Pell City won the optional third game 11-2 as Oxford played several younger players, but Oxford (16-8) is 2-0 in area play.
“It means a lot,” Gilman said. “We started off strong in the area, and we just need to carry it to the rest of the series.”
Oxford won Wednesday’s series opener 11-4 at Pell City, where 2023 Alabama Mr. Baseball and Gatorade Player of the Year Hayes Harrison hit a seventh-inning grand slam to key the Yellow Jackets’ 7-3 victory in Game 2 of last season’s area series.
Whatever mojo Harrison captured at Pell City last year, Oxford recaptured it Wednesday. Heacock hit the only grand slam of his prep career to put Oxford up 5-0 in the third inning.
“We had bases loaded, and I’m just trying to get the job done in the situation,” he said. “Can’t roll into a double play. We’ve got one out, so I just tried to get a ball to the outfield. That way, we could get a sac fly and score a run.
“It just happened to go my way.”
Gilman’s grand slam in the fifth put the Yellow Jackets up 9-3.
“I was pumped,” he said. “I was excited. I was just glad we won the game.
“Really, I saw a first-pitch slider. He hung it a little bit, and I just caught it out front.”
Oxford starting pitcher Nick Richardson faced bases-loaded jams in the third and fourth innings. He got Braden Bell to ground to third baseman Rocco Maniscalco, who triggered a 5-4-3 double play to end the third-inning threat.
“I was struggling in the first half,” Richardson said. “I tried to throw it down the middle, and they hit it, and it rolled over and we got a double play.”
Richardson got William Perry to line out to right-fielder Tide Gann in the fourth.
“He wasn’t real sharp, and we left him in there because we do think he’s a really good competitor,” Oxford coach Travis Janssen said. “He has some poise.
“There were two different situations that bases were loaded. One looked very dicey. I was proud that he was able to keep his composure and proud that he was able to get out of those situations.”

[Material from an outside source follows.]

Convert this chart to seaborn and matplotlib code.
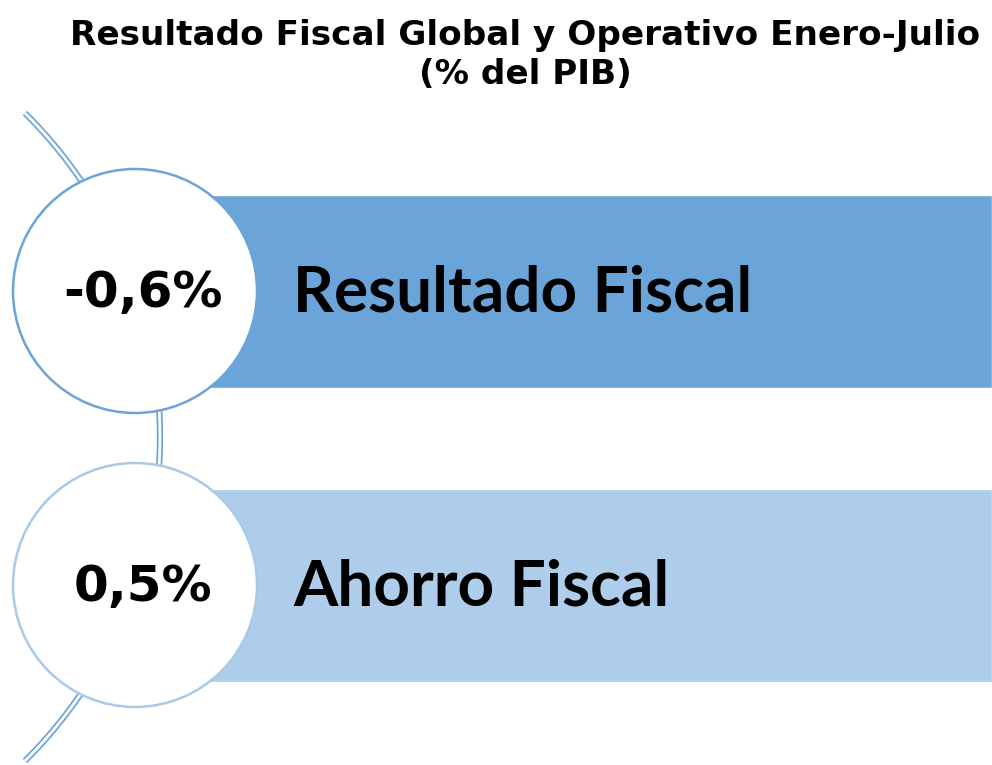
import numpy as np
import pandas as pd
import matplotlib
matplotlib.use("Agg")
import matplotlib.pyplot as plt
import seaborn as sns
from matplotlib.patches import Circle

# data
categories = ["Resultado Fiscal", "Ahorro Fiscal"]
values = [-0.6, 0.5]
value_labels = ["-0,6%", "0,5%"]
bar_colors = ["#6aa4d9", "#aecdea"]
ring_colors = ["#6aa4d9", "#a9c9e8"]
title = "Resultado Fiscal Global y Operativo Enero-Julio\n(% del PIB)"

df = pd.DataFrame({"categoria": categories, "valor": values,
                   "etiqueta": value_labels})
# decorative bars: all span the full width, the value goes in the circle
df["largo"] = 1.0

W, H = 992, 765
sns.set_theme(style="white")
plt.rcParams["font.family"] = ["Lato", "DejaVu Sans"]

fig = plt.figure(figsize=(W / 100, H / 100), dpi=100)

# bars axes: category 0 centred at y=291.5 px, spacing 294 px
row_gap = 294
top_px = 291.5 - row_gap / 2
ax_bars = fig.add_axes([210 / W, 1 - (top_px + 2 * row_gap) / H,
                        (W - 210) / W, 2 * row_gap / H])
sns.barplot(data=df, y="categoria", x="largo", hue="categoria",
            palette=bar_colors, orient="h", width=193 / row_gap,
            legend=False, ax=ax_bars, saturation=1)
ax_bars.set_xlim(0, 1)
ax_bars.set_ylim(1.5, -0.5)
ax_bars.axis("off")

# front axes in pixel coords
ax = fig.add_axes([0, 0, 1, 1])
ax.set_xlim(0, W)
ax.set_ylim(H, 0)
ax.axis("off")
ax.patch.set_alpha(0)

# double-line arc behind the circles
cx, cy, r = -296, 437, 456
t = np.linspace(-0.79, 0.79, 300)
ax.plot(cx + r * np.cos(t), cy + r * np.sin(t), color="#6aa4d9", lw=4.5,
        solid_capstyle="butt", zorder=1)
ax.plot(cx + r * np.cos(t), cy + r * np.sin(t), color="white", lw=2.0,
        solid_capstyle="butt", zorder=1.1)

centers = [(135, 291), (135, 585)]
for i, row in df.iterrows():
    x0, y0 = centers[i]
    ax.add_patch(Circle((x0, y0), 122, facecolor="white",
                        edgecolor=ring_colors[i], lw=1.8, zorder=3))
    ax.text(x0 + 8, y0 + 2, row["etiqueta"], ha="center", va="center",
            fontsize=36, fontweight="bold", family=["DejaVu Sans"],
            color="black", zorder=4)
    ax.text(293, y0 + 2, row["categoria"], ha="left", va="center",
            fontsize=46, fontweight="bold", color="black", zorder=4)

ax.text(525, 55, title, ha="center", va="center", fontsize=24.7,
        fontweight="bold", family=["DejaVu Sans"], linespacing=1.25,
        color="black")

fig.savefig("out.png", dpi=100)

That allowed Richardson to go 5 2/3 innings before turning things over to Carter Johnson, who got help working out of a jam with two runners on in the sixth inning. Heacock, Oxford’s catcher, picked off pinch runner Carson Smith at second base for the third out.
Johnson tripled ahead of Gilman’s single to tie the game at 1-1 in the bottom of the first.

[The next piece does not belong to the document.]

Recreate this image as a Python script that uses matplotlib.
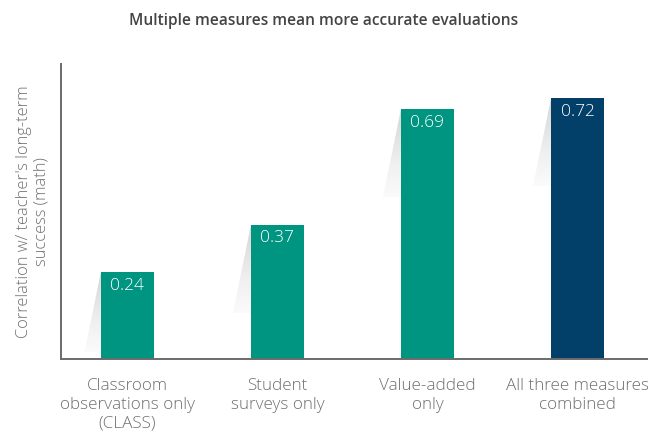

Oxford added a run in the fourth when Canaan Whitman followed Gann and R.J. Brooks singles with a sacrifice fly, and Richardson’s sixth-inning RBI double played Oxford third run.
“We win an emotional first game where, it was one of those games that was really good,” Janssen said. “Then we came out and tried to get some people some experience. Hindsight, when the score turns out to be the way it was, we probably, maybe, did a little too much tinkering.
“The combination of rest and getting guys experience, slash, just trying to get some confidence in some guys. That was our mindset, and it didn’t turn out real good in the second game.”